• _Challenge_
Give back the full listing verbatim, apart from its images.

++++ Data excerpt

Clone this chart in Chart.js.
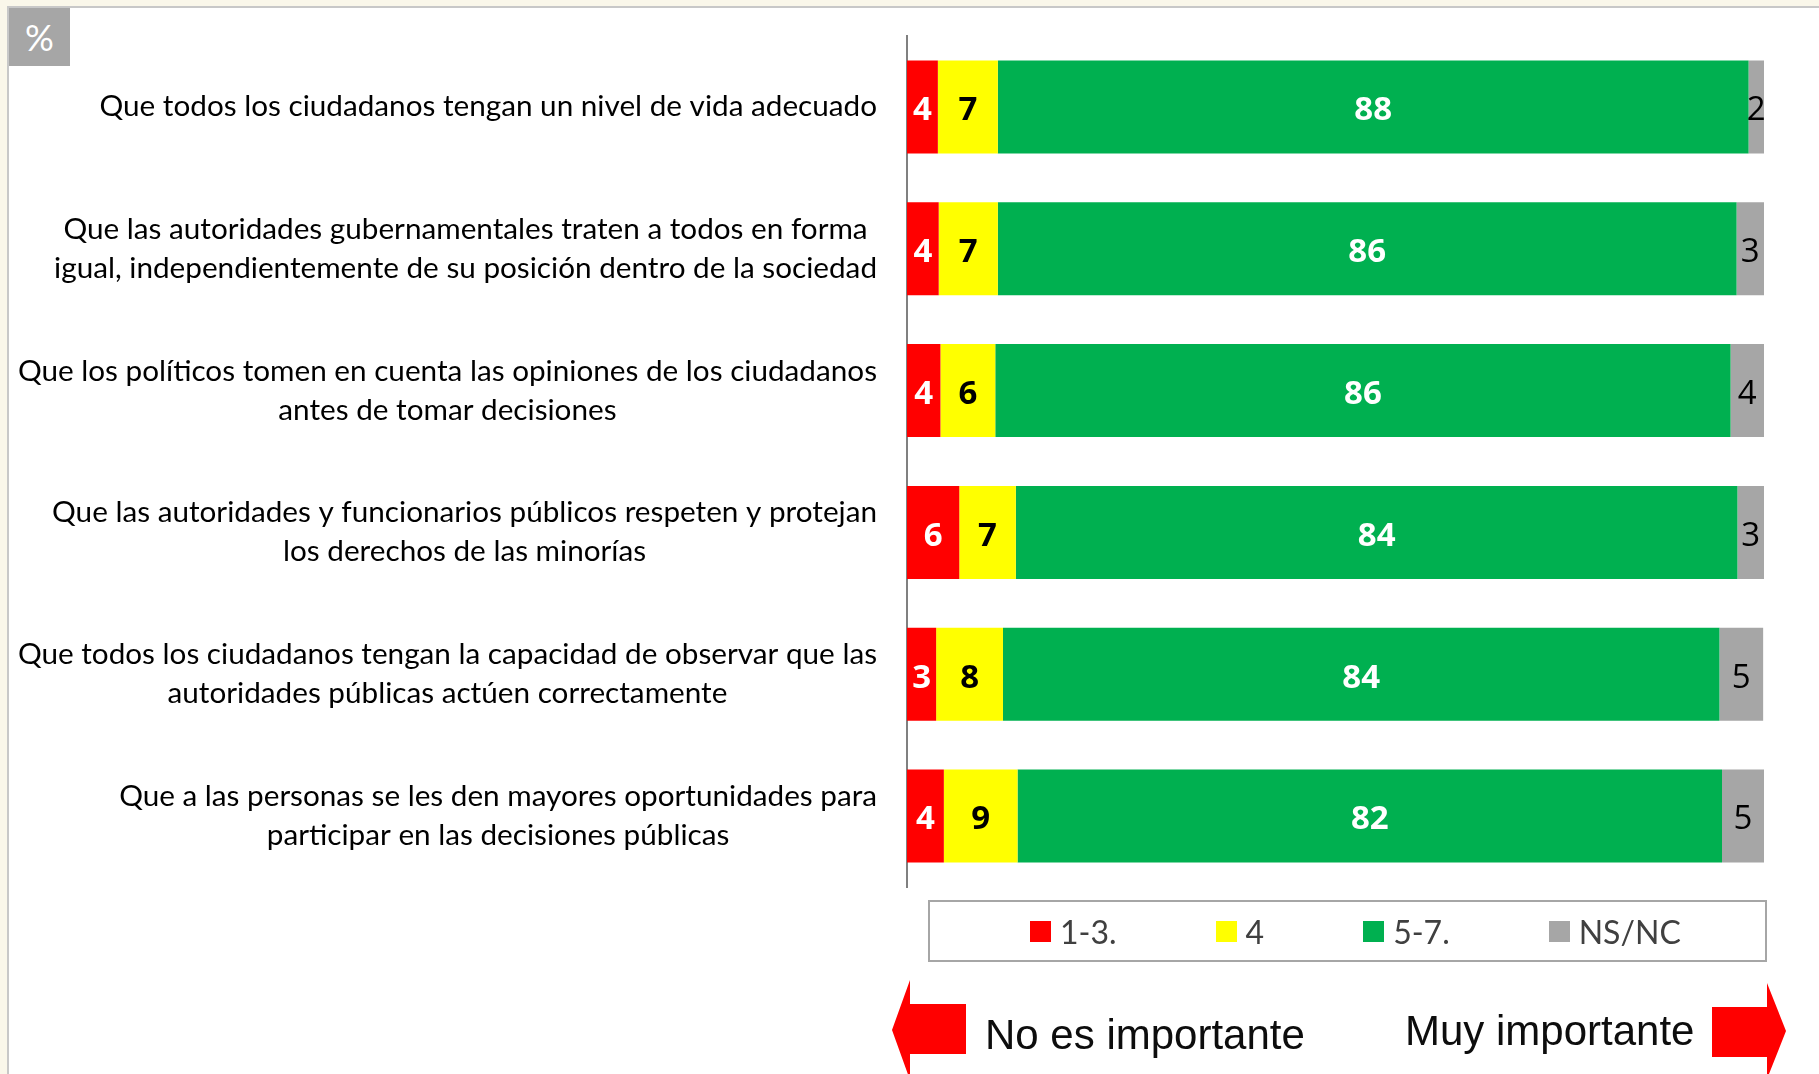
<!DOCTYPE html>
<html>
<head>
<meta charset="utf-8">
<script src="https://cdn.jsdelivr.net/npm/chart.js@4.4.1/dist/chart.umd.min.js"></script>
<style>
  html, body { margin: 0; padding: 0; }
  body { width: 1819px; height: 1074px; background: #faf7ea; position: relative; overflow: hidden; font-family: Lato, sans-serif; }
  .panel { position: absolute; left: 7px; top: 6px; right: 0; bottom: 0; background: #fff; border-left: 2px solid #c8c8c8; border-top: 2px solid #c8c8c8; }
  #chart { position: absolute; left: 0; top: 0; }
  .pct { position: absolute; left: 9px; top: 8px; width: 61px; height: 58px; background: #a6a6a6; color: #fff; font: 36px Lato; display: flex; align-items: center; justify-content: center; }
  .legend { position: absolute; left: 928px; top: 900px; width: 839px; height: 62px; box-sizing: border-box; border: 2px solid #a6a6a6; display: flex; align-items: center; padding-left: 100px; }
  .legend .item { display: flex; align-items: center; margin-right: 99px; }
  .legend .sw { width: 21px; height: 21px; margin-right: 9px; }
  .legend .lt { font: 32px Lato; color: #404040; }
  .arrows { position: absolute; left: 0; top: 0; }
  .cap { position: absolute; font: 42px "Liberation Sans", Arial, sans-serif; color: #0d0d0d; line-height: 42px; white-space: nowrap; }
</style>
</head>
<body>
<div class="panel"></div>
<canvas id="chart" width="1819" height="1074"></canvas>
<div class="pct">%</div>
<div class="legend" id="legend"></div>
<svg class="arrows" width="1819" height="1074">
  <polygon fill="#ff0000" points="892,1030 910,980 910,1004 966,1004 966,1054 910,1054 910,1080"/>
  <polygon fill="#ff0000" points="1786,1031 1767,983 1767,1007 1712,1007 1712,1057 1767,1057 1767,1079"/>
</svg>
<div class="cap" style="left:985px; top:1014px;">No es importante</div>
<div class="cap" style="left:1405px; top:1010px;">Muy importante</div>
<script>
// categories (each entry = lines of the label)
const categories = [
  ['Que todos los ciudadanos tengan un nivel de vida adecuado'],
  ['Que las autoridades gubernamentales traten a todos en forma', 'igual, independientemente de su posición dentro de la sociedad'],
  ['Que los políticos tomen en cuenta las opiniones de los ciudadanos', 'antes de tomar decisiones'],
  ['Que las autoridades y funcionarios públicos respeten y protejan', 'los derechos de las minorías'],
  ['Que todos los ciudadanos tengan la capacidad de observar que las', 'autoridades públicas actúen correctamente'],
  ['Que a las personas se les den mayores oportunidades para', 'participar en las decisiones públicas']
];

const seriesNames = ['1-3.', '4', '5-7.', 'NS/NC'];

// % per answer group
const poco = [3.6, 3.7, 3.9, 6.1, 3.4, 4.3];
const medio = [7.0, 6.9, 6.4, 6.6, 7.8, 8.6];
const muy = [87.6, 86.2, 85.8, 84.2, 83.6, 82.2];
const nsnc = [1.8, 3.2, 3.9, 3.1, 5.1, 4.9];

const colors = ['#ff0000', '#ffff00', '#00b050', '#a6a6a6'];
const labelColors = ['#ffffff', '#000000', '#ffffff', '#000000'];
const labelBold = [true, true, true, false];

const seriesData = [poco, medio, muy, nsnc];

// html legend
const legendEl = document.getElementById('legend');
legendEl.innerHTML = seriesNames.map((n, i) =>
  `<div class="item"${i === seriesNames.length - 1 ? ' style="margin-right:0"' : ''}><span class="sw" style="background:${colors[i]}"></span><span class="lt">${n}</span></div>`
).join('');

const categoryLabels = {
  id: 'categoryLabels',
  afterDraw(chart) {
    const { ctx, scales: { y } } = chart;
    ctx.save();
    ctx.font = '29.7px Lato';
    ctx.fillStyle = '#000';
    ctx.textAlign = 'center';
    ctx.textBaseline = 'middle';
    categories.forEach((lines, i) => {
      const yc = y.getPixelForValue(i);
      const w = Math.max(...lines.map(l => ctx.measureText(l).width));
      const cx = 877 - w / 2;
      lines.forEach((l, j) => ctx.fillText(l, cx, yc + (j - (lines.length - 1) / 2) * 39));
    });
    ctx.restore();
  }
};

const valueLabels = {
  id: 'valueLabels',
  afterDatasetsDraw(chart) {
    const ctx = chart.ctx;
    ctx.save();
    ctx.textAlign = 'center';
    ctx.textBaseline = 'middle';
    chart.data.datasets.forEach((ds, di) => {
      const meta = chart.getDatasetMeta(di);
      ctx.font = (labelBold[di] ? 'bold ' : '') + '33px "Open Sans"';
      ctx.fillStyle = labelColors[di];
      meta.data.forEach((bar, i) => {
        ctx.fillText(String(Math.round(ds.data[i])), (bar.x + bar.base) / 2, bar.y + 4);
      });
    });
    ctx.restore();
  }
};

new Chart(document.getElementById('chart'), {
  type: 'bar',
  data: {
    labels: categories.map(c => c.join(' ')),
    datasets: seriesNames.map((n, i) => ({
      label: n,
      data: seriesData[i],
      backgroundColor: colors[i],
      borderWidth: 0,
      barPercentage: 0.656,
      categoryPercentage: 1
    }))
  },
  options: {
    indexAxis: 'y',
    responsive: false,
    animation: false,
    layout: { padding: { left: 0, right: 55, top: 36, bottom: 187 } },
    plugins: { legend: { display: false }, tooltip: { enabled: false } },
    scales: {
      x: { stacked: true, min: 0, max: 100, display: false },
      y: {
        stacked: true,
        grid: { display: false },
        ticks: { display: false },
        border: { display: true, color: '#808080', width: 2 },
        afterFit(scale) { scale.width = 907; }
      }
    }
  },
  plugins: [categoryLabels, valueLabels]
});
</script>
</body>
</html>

++++++++

• _Answer to the task_
Clone this chart in Chart.js.
<!DOCTYPE html>
<html>
<head>
<meta charset="utf-8">
<script src="https://cdn.jsdelivr.net/npm/chart.js@4.4.1/dist/chart.umd.min.js"></script>
<style>
  html, body { margin: 0; padding: 0; }
  body { width: 1819px; height: 1074px; background: #faf7ea; position: relative; overflow: hidden; font-family: Lato, sans-serif; }
  .panel { position: absolute; left: 7px; top: 6px; right: 0; bottom: 0; background: #fff; border-left: 2px solid #c8c8c8; border-top: 2px solid #c8c8c8; }
  #chart { position: absolute; left: 0; top: 0; }
  .pct { position: absolute; left: 9px; top: 8px; width: 61px; height: 58px; background: #a6a6a6; color: #fff; font: 36px Lato; display: flex; align-items: center; justify-content: center; }
  .legend { position: absolute; left: 928px; top: 900px; width: 839px; height: 62px; box-sizing: border-box; border: 2px solid #a6a6a6; display: flex; align-items: center; padding-left: 100px; }
  .legend .item { display: flex; align-items: center; margin-right: 99px; }
  .legend .sw { width: 21px; height: 21px; margin-right: 9px; }
  .legend .lt { font: 32px Lato; color: #404040; }
  .arrows { position: absolute; left: 0; top: 0; }
  .cap { position: absolute; font: 42px "Liberation Sans", Arial, sans-serif; color: #0d0d0d; line-height: 42px; white-space: nowrap; }
</style>
</head>
<body>
<div class="panel"></div>
<canvas id="chart" width="1819" height="1074"></canvas>
<div class="pct">%</div>
<div class="legend" id="legend"></div>
<svg class="arrows" width="1819" height="1074">
  <polygon fill="#ff0000" points="892,1030 910,980 910,1004 966,1004 966,1054 910,1054 910,1080"/>
  <polygon fill="#ff0000" points="1786,1031 1767,983 1767,1007 1712,1007 1712,1057 1767,1057 1767,1079"/>
</svg>
<div class="cap" style="left:985px; top:1014px;">No es importante</div>
<div class="cap" style="left:1405px; top:1010px;">Muy importante</div>
<script>
// categories (each entry = lines of the label)
const categories = [
  ['Que todos los ciudadanos tengan un nivel de vida adecuado'],
  ['Que las autoridades gubernamentales traten a todos en forma', 'igual, independientemente de su posición dentro de la sociedad'],
  ['Que los políticos tomen en cuenta las opiniones de los ciudadanos', 'antes de tomar decisiones'],
  ['Que las autoridades y funcionarios públicos respeten y protejan', 'los derechos de las minorías'],
  ['Que todos los ciudadanos tengan la capacidad de observar que las', 'autoridades públicas actúen correctamente'],
  ['Que a las personas se les den mayores oportunidades para', 'participar en las decisiones públicas']
];

const seriesNames = ['1-3.', '4', '5-7.', 'NS/NC'];

// % per answer group
const poco = [3.6, 3.7, 3.9, 6.1, 3.4, 4.3];
const medio = [7.0, 6.9, 6.4, 6.6, 7.8, 8.6];
const muy = [87.6, 86.2, 85.8, 84.2, 83.6, 82.2];
const nsnc = [1.8, 3.2, 3.9, 3.1, 5.1, 4.9];

const colors = ['#ff0000', '#ffff00', '#00b050', '#a6a6a6'];
const labelColors = ['#ffffff', '#000000', '#ffffff', '#000000'];
const labelBold = [true, true, true, false];

const seriesData = [poco, medio, muy, nsnc];

// html legend
const legendEl = document.getElementById('legend');
legendEl.innerHTML = seriesNames.map((n, i) =>
  `<div class="item"${i === seriesNames.length - 1 ? ' style="margin-right:0"' : ''}><span class="sw" style="background:${colors[i]}"></span><span class="lt">${n}</span></div>`
).join('');

const categoryLabels = {
  id: 'categoryLabels',
  afterDraw(chart) {
    const { ctx, scales: { y } } = chart;
    ctx.save();
    ctx.font = '29.7px Lato';
    ctx.fillStyle = '#000';
    ctx.textAlign = 'center';
    ctx.textBaseline = 'middle';
    categories.forEach((lines, i) => {
      const yc = y.getPixelForValue(i);
      const w = Math.max(...lines.map(l => ctx.measureText(l).width));
      const cx = 877 - w / 2;
      lines.forEach((l, j) => ctx.fillText(l, cx, yc + (j - (lines.length - 1) / 2) * 39));
    });
    ctx.restore();
  }
};

const valueLabels = {
  id: 'valueLabels',
  afterDatasetsDraw(chart) {
    const ctx = chart.ctx;
    ctx.save();
    ctx.textAlign = 'center';
    ctx.textBaseline = 'middle';
    chart.data.datasets.forEach((ds, di) => {
      const meta = chart.getDatasetMeta(di);
      ctx.font = (labelBold[di] ? 'bold ' : '') + '33px "Open Sans"';
      ctx.fillStyle = labelColors[di];
      meta.data.forEach((bar, i) => {
        ctx.fillText(String(Math.round(ds.data[i])), (bar.x + bar.base) / 2, bar.y + 4);
      });
    });
    ctx.restore();
  }
};

new Chart(document.getElementById('chart'), {
  type: 'bar',
  data: {
    labels: categories.map(c => c.join(' ')),
    datasets: seriesNames.map((n, i) => ({
      label: n,
      data: seriesData[i],
      backgroundColor: colors[i],
      borderWidth: 0,
      barPercentage: 0.656,
      categoryPercentage: 1
    }))
  },
  options: {
    indexAxis: 'y',
    responsive: false,
    animation: false,
    layout: { padding: { left: 0, right: 55, top: 36, bottom: 187 } },
    plugins: { legend: { display: false }, tooltip: { enabled: false } },
    scales: {
      x: { stacked: true, min: 0, max: 100, display: false },
      y: {
        stacked: true,
        grid: { display: false },
        ticks: { display: false },
        border: { display: true, color: '#808080', width: 2 },
        afterFit(scale) { scale.width = 907; }
      }
    }
  },
  plugins: [categoryLabels, valueLabels]
});
</script>
</body>
</html>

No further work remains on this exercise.